— Start of DATASET CONTENT —

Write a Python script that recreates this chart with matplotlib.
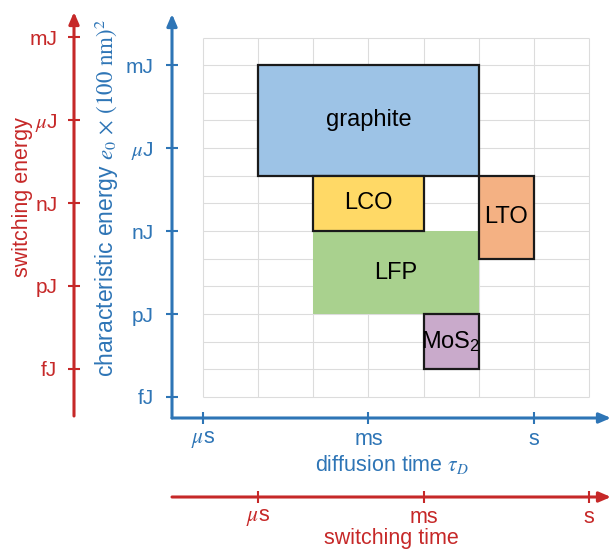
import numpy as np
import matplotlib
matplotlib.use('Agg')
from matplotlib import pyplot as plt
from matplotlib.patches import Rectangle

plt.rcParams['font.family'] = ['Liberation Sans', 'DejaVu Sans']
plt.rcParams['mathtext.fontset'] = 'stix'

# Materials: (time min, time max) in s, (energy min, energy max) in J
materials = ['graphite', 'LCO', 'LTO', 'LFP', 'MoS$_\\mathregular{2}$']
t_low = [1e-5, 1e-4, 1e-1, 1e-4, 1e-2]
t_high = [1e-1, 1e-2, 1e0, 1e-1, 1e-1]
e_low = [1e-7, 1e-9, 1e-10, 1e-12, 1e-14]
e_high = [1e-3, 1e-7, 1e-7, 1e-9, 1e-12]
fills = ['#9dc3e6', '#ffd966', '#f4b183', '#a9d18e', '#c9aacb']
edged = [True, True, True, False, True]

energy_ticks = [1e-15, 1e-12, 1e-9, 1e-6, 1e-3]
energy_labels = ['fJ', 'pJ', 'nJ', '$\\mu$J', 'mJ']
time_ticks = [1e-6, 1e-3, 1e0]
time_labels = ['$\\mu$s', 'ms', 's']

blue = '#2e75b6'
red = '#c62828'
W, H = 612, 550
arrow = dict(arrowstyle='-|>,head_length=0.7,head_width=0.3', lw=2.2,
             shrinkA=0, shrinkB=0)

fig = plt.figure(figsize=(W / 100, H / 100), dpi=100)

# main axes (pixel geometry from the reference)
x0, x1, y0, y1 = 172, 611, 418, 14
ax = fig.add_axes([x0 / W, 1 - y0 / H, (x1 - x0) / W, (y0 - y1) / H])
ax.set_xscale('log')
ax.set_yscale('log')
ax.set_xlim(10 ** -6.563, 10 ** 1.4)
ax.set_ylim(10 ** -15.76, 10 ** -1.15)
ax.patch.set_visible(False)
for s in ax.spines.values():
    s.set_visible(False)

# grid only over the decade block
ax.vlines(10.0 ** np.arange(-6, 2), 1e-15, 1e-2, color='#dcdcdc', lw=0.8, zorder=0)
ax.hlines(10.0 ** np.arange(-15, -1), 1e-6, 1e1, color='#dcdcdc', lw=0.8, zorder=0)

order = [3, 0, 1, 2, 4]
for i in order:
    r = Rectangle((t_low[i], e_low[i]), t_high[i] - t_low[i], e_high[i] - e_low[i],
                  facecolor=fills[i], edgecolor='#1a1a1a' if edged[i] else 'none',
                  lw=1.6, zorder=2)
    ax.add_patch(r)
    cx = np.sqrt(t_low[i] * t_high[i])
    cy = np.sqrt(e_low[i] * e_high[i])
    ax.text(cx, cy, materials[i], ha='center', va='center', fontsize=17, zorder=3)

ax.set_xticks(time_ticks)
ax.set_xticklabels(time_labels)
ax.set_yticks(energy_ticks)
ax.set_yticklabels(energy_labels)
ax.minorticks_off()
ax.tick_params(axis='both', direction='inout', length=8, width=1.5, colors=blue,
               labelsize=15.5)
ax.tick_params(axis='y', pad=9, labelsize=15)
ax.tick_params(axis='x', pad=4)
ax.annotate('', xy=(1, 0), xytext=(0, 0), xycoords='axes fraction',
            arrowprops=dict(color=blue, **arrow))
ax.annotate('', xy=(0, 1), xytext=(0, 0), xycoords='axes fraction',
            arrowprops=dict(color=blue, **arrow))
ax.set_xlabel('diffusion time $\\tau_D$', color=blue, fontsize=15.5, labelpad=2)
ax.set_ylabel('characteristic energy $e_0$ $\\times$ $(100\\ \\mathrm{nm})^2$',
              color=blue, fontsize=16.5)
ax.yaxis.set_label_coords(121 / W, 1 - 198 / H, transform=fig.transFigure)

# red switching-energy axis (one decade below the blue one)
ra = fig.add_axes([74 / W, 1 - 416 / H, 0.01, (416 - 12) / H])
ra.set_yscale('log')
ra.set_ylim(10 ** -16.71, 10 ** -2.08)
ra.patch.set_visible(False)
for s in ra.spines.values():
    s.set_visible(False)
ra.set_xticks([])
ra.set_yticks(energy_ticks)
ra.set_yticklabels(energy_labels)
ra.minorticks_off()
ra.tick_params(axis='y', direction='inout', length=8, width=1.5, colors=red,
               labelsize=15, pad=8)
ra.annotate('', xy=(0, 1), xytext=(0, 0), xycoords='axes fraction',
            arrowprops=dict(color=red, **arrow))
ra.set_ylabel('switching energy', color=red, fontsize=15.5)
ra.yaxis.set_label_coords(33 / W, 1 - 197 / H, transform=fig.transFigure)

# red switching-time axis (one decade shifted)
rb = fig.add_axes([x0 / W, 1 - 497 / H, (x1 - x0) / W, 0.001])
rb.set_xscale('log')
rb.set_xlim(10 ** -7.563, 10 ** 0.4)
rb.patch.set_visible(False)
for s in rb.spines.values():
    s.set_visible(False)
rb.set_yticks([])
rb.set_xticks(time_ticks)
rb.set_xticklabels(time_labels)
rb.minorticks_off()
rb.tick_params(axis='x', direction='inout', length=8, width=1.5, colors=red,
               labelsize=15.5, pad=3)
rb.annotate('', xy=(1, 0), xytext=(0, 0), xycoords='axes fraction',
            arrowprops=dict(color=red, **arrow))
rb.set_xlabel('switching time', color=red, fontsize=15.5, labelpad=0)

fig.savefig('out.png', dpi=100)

— End of DATASET CONTENT —

*WHAT IS EXPECTED*: Repeat only what lies between the start of the data and the end of the line containing "from matplotlib.patches import Rectangle", exactly, with pictures left out.

*ANSWER TO THE PROBLEM*:
Write a Python script that recreates this chart with matplotlib.
import numpy as np
import matplotlib
matplotlib.use('Agg')
from matplotlib import pyplot as plt
from matplotlib.patches import Rectangle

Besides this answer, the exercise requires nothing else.